Perempuan Yogyakarta peringati Hari Perempuan Internasional di Titik Nol (VIDEO)

id Perempuan aksi

Perempuan Yogyakarta peringati Hari Perempuan Internasional di Titik Nol (VIDEO)

Para aktivis dari berbagai aliansi perempuan di Yogyakarta menggelar aksi damai di Titik Nol Kilometer, Yogyakarta, Jumat sore, untuk memeringati Hari Perempuan Internasional 2019. (Foto Antara/Luqman Hakim)

Yogyakarta (ANTARA) - Sejumlah aliansi perempuan di Yogyakarta menggelar aksi damai di Titik Nol Kilometer, Yogyakarta, Jumat sore, untuk memeringati Hari Perempuan Internasional 2019.

Berbagai aliansi itu di antaranya Jaringan Perempuan Yogyakarta (JPY), Lembaga Bantuan Hukum (LBH) Yogyakarta, Srikandi Universitas Gadjah Mada (UGM), Srikandi Universitas Islam Indonesia (UII), Himpunan Mahasiswa Islam (HMI), dan Ikatan Mahasiswa Muhammadiyah (IMM).

"Momentum seperti ini perlu dirayakan supaya perjuangan perempuan selalu ada terus menerus. Dia tidak berhenti di satu titik saja," kata Koordinator Umum Aksi Meila Nurul Fajriyah di sela aksi itu.

Para peserta aksi membentangkan sejumlah spanduk bertuliskan aneka tuntutan dan pernyataan seperti "Stop Kejahatan Seksual", "Segera Sahkan RUU P-KS", "Tubuhku Bukan Penjaga Iman", serta "Basmi Patriarki di Sana-sini".

Menurut Meila, permasalahan yang dihadapi kaum perempuan selalu ada, bahkan selalu berkembang dari waktu ke waktu mulai dari kekerasan seksual hingga diskriminasi hak mereka.

Ia mengatakan kekerasan seksual hingga saat ini masih menjadi momok serius yang kerap dan terus menimpa banyak perempuan di Indonesia.
 
Berdasarkan data Komnas Perempuan, tercatat sebanyak 406.178 kasus kekerasan terhadap perempuan yang dilaporkan dan ditangani selama 2018. Jumlah itu naik dari tahun sebelumnya yang mencapai 348.466 kasus.

"Tren kekerasan seksual masih cukup tinggi karena modelnya terus berkembang. Kalau dulu sebatas pemerkosaan dan KDRT, sekarang sudah masuk ke ranah internet dan media. Perempuan bisa terstigma dan tereksploitasi lewat media," kata Meila yang juga aktif di Divisi Penelitian LBH Yogyakarta ini.

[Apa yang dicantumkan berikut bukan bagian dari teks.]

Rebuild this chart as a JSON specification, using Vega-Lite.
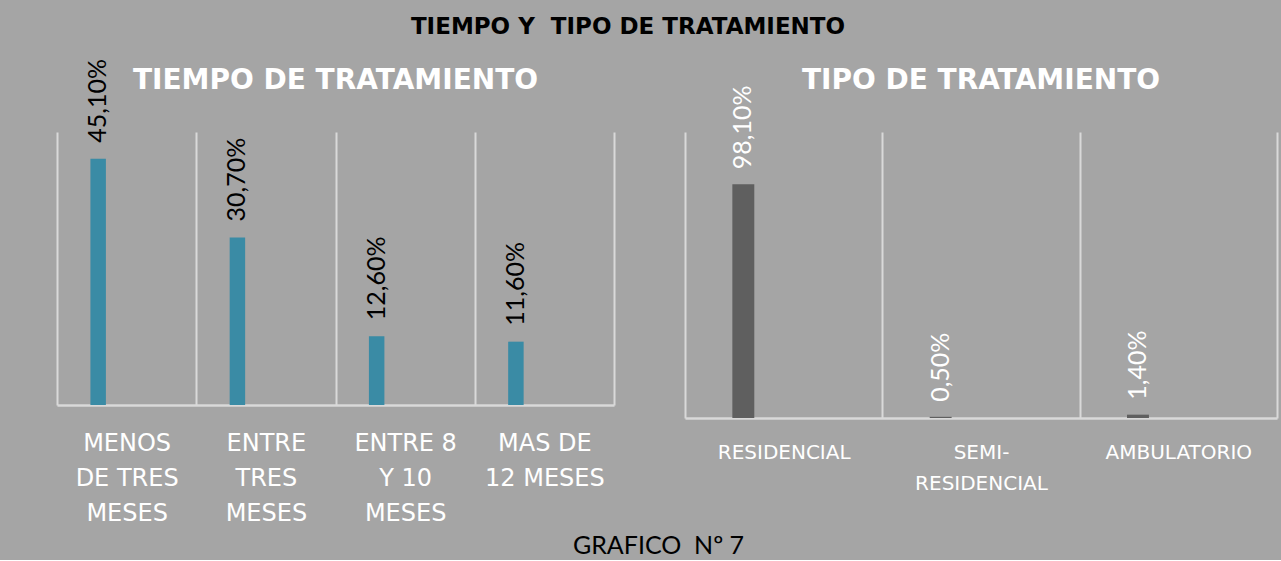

Oleh sebab itu, melalui aksi itu, para aktivis perempuan Yogyakarta menuntut DPR RI segera mengesahkan Rancangan Undang-Undang (RUU) Penghapusan Kekerasan Seksual (RUU PKS).

Selain itu, lanjut dia, aksi itu juga menuntut perlindungan bagi para buruh perempuan baik buruh perusahaan, pembantu rumah tangga, hingga buruh gendong dalam bentuk Perda maupun UU. "Perlindungan tidak hanya menyangkut diri mereka tetapi juga perlindungan terhadap ekonomi mereka," kata dia.

Meila berharap setiap perempuan memiliki keberanian untuk memperjuangkan hak dan martabat mereka. Di manapun mereka berada, diharapkan memiliki kesadaran bahwa diri mereka bukanlah objek.

"Setiap perempuan memiliki ranah perjuangan masing-masing. Mereka yang berada di rumah, berjuang di rumah mereka, tetapi yang jelas memiliki satu tujuan dan kesamaan yakni untuk memperjuangkan martabat, hak, dan persamaan akses," kata dia.

Sementara itu, aktivis Jaringan Perempuan Yogyakarta (JPY) Ika Ayu mengatakan dalam berbagai kasus kekerasan terhadap perempuan, kerap kali pihak perempuan yang justru diminta untuk berbenah dan memperbaiki diri agar terhindar dari kekerasan seksual.

Menurut dia, stigma atau stereotip bahwa perempuan yang salah dalam kasus-kasus kekerasan seksual kerap muncul karena sistem hukum, serta sistem konstruksi sosial yang berkembang di masyarakat masih perlu diperbaiki.

"Jika stereotip atau stigma terhadap perempuan yang seperti itu dihapuskan, saya kira bisa memunculkan kekuatan bagi perempuan," kata Ika.